To be done: Read the listing below and copy out every line that holds "chart".

Dataset rows:
-*-
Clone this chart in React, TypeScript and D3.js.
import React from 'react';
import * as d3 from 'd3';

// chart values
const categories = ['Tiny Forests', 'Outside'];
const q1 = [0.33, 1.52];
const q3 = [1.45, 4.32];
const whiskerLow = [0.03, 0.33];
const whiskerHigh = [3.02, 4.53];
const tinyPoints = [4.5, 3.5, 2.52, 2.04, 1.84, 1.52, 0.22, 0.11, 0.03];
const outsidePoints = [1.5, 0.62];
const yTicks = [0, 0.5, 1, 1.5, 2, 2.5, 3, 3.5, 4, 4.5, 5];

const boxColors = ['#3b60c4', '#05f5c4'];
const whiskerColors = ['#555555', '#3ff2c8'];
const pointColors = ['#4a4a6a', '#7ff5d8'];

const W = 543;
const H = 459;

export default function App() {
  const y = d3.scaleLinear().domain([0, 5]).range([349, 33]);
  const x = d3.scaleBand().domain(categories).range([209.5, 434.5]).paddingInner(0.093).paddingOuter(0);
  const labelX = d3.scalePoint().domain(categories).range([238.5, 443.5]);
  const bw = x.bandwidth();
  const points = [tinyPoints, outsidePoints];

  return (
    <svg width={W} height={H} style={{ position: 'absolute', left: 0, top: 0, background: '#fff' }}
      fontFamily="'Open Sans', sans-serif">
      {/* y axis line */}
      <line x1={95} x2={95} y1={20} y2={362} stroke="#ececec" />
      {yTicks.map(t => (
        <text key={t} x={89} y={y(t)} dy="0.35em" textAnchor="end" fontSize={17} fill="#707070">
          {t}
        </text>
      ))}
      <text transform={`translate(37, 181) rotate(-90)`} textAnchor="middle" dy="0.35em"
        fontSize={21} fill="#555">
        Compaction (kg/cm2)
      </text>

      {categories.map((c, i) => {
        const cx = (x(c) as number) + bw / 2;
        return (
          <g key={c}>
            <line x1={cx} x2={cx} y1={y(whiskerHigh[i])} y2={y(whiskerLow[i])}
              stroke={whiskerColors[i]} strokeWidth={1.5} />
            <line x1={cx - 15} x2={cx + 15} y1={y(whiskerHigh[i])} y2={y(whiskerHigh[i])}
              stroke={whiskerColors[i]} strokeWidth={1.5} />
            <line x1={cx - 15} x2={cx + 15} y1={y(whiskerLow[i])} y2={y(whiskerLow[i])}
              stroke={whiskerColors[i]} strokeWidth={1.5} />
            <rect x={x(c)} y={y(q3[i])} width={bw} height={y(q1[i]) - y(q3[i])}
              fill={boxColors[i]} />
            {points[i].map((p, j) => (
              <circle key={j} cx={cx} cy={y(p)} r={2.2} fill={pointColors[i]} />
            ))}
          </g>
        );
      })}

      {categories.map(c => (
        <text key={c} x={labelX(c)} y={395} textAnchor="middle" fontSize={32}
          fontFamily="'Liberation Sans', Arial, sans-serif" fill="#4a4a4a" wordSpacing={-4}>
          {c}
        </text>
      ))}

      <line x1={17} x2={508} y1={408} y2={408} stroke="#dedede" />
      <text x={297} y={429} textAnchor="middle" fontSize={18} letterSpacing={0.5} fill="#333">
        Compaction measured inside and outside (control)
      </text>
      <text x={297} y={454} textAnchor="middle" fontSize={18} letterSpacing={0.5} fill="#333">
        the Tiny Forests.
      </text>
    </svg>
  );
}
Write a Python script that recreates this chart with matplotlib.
-*-
Answer for this exercise:
Clone this chart in React, TypeScript and D3.js.
// chart values
Write a Python script that recreates this chart with matplotlib.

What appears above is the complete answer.